Notable works include Virupa Surrounded by Great Mahasiddhas, a thirteenth-century Tibetan painting, the earliest known image from the Himalayas to depict a leading figure as physically larger than all others—a stylistic detail that later became a characteristic trait of mahasiddha imagery. A particularly effective display that exemplifies the exhibition’s adventurous breadth features a terra-cotta sculpture of Manibhadra, a female mahasiddha who is depicted under the arc of a tree branch, juxtaposed with a similarly composed sculpture of the male king Kirapala, who attained siddhahood. The curators conclude that the pieces, belonging to two different museums, are both from the same series of the classic eighty-four mahasiddhas made in Nepal around the fourteenth century.
The exhibition also includes three-dimensional objects used in spiritual practice, such as a stunning bronze twelfth-century Indian mandala in the shape of a lotus, that offer a palpable connection to the Tantric traditions of the past. And a selection of photographs draws connections between the original siddhas and their possible heirs in today’s world.
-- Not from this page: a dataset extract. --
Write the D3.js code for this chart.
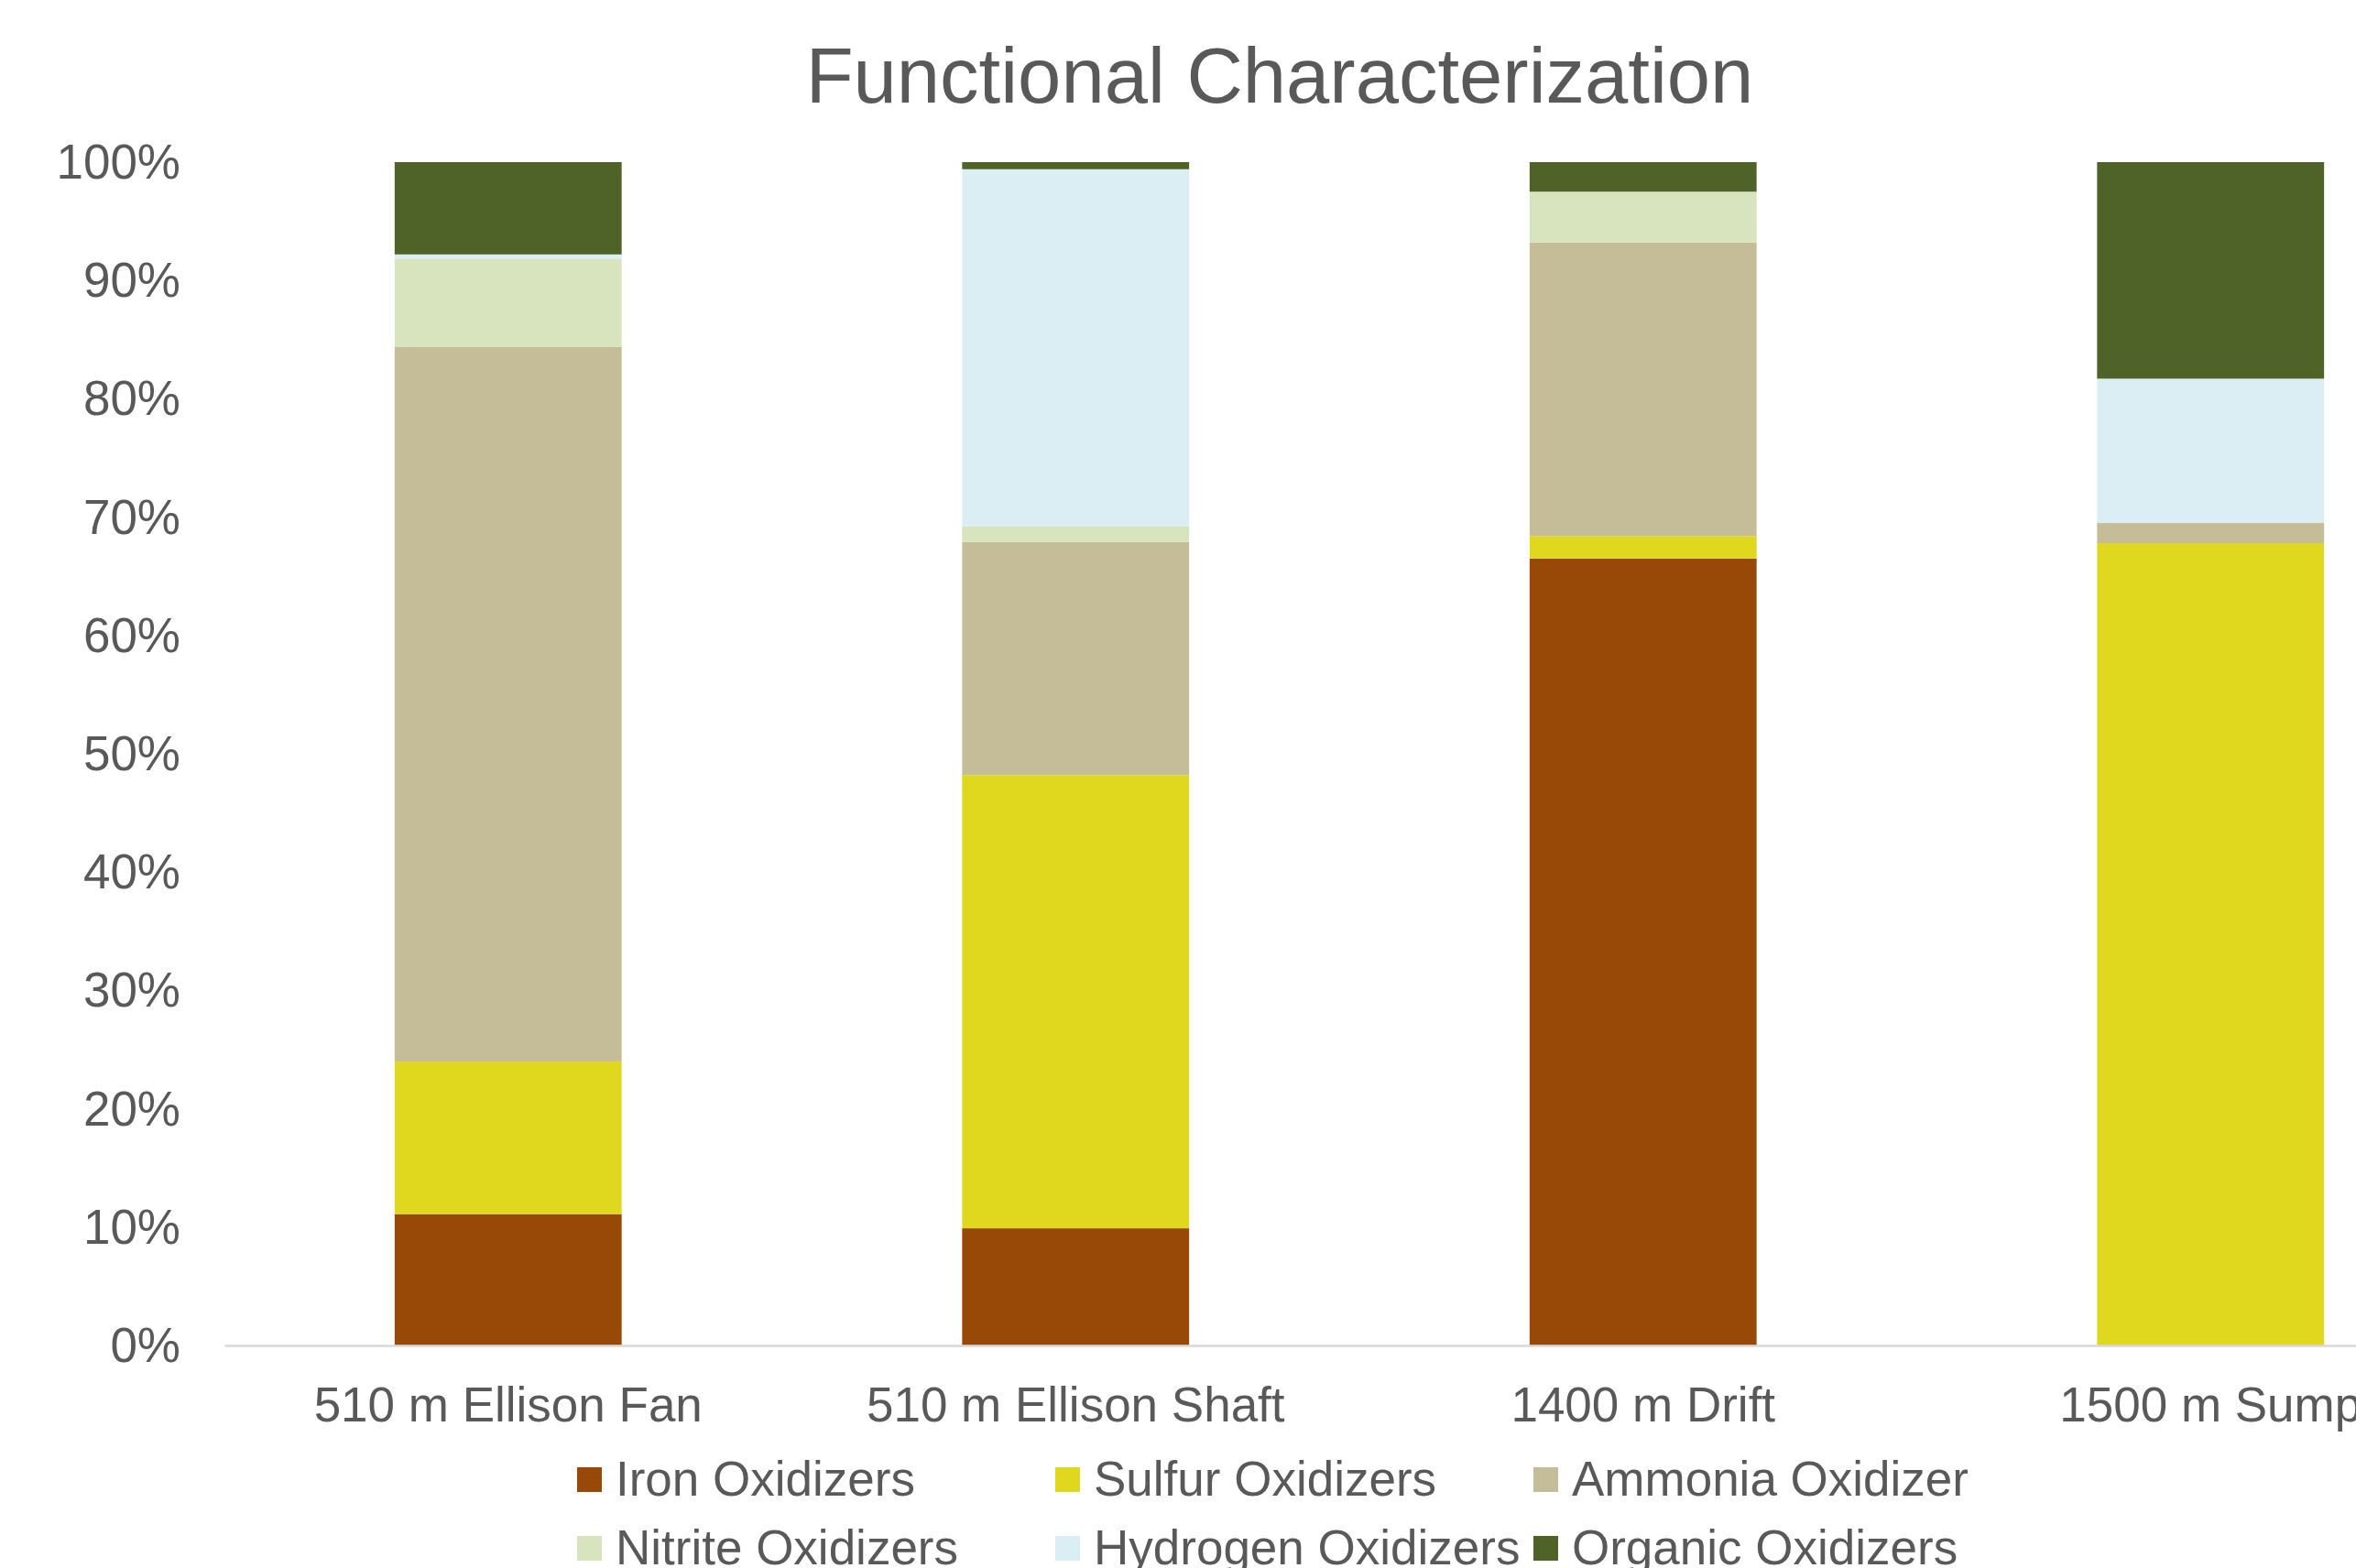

Images by the late photographer Raghubir Singh, for example, capture the eccentric appearance of sadhus, modern-day Indian ascetics who often wear their long matted hair in top-knots. When these contemporary photographs are seen in the context of the historical paintings and sculptures of siddhas with strikingly similar looks, it’s easy to understand that the sadhus could be considered the scion of the earlier Tantric siddhas.
As a whole, the well-organized show provides a lively and illuminating visual history of Tantric Buddhism’s early spread throughout the Himalayas. Thanks to the curators’ bold scholarship, the exhibition also provides audiences with a highly informed view of how true Tantric spiritual practices and representations have evolved—and endured—over the years.